The second is entitled "An Effusion on an Autumnal Evening; written in early youth." In a note to this poem I had asserted that the tale of Florio in Mr. Rogers' "Pleasures of Memory" was to be found in the Lochleven of Bruce. I did (and still do) perceive a certain likeness between the two stories; but certainly not a sufficient one to justify my assertion. I feel it my duty, therefore, to apologize to the Author and the Public, for this rashness; and my sense of honesty would not have been satisfied by the bare omission of the note. No one can see more clearly the littleness and futility of imagining plagiarisms in the works of men of Genius; but nemo omnibus horis sapit; and my mind, at the time of writing that note, was sick and sore with anxiety, and weakened through much suffering. I have not the most distant knowledge of Mr. Rogers, except as a correct and elegant Poet. If any of my readers should know him personally, they would oblige me by informing him that I have expiated a sentence of unfounded detraction, by an unsolicited and self-originating apology.
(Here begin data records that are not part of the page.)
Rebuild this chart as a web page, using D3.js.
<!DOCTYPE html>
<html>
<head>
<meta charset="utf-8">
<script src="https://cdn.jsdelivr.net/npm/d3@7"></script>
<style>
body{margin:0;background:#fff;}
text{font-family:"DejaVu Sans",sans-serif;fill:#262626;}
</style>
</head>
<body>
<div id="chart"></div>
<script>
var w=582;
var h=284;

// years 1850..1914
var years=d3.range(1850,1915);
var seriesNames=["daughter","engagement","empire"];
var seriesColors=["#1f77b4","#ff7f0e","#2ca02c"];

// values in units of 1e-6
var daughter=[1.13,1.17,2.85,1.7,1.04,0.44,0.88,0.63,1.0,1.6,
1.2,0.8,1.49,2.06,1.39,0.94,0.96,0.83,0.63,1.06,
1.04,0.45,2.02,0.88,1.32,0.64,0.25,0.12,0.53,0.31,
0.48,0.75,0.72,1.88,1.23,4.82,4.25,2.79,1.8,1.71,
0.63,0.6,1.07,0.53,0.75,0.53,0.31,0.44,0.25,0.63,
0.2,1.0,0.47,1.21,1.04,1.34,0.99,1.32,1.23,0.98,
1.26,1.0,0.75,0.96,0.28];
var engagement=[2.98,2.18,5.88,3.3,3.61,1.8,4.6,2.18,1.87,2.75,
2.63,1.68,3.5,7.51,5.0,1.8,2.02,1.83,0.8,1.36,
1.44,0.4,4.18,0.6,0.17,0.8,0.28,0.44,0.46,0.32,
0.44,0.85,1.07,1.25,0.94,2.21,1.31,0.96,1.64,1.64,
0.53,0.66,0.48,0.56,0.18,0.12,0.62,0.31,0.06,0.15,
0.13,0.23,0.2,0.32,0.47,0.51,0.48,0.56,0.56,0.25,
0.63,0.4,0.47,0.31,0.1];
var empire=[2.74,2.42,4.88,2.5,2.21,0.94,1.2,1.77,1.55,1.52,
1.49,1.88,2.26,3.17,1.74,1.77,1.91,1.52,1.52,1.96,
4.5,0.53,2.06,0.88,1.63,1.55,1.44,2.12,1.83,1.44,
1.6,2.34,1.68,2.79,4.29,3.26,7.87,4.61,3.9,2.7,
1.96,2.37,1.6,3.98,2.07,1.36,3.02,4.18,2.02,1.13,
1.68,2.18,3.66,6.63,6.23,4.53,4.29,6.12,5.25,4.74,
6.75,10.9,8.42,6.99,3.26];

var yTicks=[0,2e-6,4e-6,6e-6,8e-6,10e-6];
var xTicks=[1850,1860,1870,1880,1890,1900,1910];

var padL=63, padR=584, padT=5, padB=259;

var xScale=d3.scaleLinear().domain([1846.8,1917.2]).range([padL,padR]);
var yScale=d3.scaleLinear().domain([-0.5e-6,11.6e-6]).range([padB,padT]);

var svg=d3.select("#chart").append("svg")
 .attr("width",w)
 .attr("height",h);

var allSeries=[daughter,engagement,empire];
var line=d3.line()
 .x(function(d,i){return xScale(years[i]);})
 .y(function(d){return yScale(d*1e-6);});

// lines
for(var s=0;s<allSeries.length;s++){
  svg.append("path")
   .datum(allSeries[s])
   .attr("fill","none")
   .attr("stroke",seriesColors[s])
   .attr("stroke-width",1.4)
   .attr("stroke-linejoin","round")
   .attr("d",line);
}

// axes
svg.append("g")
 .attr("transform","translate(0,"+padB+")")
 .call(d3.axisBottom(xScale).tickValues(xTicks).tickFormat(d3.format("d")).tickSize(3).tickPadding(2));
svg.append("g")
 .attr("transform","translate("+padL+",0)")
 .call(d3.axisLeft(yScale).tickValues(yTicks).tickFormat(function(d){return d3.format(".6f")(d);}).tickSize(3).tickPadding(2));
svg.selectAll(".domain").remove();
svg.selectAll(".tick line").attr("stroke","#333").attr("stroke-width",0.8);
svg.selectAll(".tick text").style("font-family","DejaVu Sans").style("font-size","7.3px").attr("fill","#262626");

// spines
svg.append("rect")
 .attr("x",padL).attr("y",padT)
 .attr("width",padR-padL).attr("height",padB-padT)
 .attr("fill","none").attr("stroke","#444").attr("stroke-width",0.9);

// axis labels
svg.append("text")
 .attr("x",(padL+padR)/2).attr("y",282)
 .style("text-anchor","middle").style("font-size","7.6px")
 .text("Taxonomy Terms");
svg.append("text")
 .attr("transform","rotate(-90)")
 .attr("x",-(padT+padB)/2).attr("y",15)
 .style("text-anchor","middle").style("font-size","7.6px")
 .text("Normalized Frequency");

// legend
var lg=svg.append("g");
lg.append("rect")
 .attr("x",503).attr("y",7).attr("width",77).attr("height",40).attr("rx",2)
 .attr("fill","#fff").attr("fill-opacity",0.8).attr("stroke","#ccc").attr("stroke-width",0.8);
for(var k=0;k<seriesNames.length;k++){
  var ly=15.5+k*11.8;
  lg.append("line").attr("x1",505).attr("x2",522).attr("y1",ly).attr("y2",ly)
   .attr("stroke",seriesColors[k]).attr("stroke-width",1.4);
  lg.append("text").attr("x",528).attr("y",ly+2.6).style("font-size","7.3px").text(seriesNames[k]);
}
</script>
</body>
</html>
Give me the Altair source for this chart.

Having from these motives re-admitted two, and those the longest of the poems I had omitted, I yielded a passport to the three others, [pp. 256, 262, 264] which were recommended by the greatest number of votes. There are some lines too of Lloyd's and Lamb's in this Appendix. They had been omitted in the former part of the volume, partly by accident; but I have reason to believe that the Authors regard them, as of inferior merit; and they are therefore rightly placed, where they will receive some beauty from their vicinity to others much worse.

VI

Fears in Solitude, / Written in 1798, during the Alarm of an Invasion. / To which are added, / France, an Ode; / And / Frost at Midnight. / By S. T. Coleridge. / London: / Printed for J. Johnson, in St. Paul's Churchyard. / 1798. /

[4o.

Collation.—Half-title, Fears in Solitude, . . . Frost at Midnight, (six lines) [Price One Shilling and Sixpence.], one leaf, unpaged; Title, one leaf, unpaged; Text, pp. [1]-23; Advertisement of 'Poems, by W. Cowper', p. [24].

VII

The / Piccolomini, / or the / First Part of Wallenstein, / A Drama / In Five Acts. / Translated From The German Of / Frederick Schiller / By / S. T. Coleridge. / London: / Printed for T. N. Longman and O. Rees, Paternoster Row. / 1800. /

[8o.

Collation.—Half-title, Translation from a Manuscript Copy attested by the Author / The Piccolomini, or the First Part of Wallenstein. / Printed by G. Woodfall, Pater-noster Row /, one leaf, unpaged; Title, one leaf, unpaged; Preface of the Translator, pp. -ii; two pages of Advertisements commencing with: Plays just published, etc.; one leaf unpaged; on the reverse Dramatis Personae; Text, pp. [1]-214; In the Press, and speedily will be published, From the German of Schiller, The Death Of Wallenstein; Also Wallenstein's Camp, a Prelude of One Act to the former Dramas; with an Essay on the Genius of Schiller. By S. T. Coleridge. N.B. The Drama will be embellished with an elegant Portrait of Wallenstein, engraved by Chapman, pp. [215]-[216].

VIII

The / Death / of / Wallenstein. A Tragedy / In Five Acts. / Translated from the German of / Frederick Schiller, / By / S. T. Coleridge. / London: / Printed for T. N. Longman and O. Rees, Paternoster Row, / By G. Woodfall, No. 22, Paternoster-Row. / 1800. /

[8o.

Collation.—Title, one leaf, unpaged; General Title, Wallenstein. / A Drama / In Two Parts. / Translated, &c., ut supra, one leaf, unpaged; Preface of the Translator, two leaves, unpaged; on reverse of second leaf Dramatis Personae; Text, pp. [1]-157; The Imprint, Printed by G. Woodfall, No. 22, Paternoster-Row, London, is at the foot of p. 157; Advertisement of 'Books printed by T. N. Longman', &c., p. [158].

[The Frontispiece (sometimes attached to No. VII) is an engraving in stipple of Wallenstein, by J. Chapman.]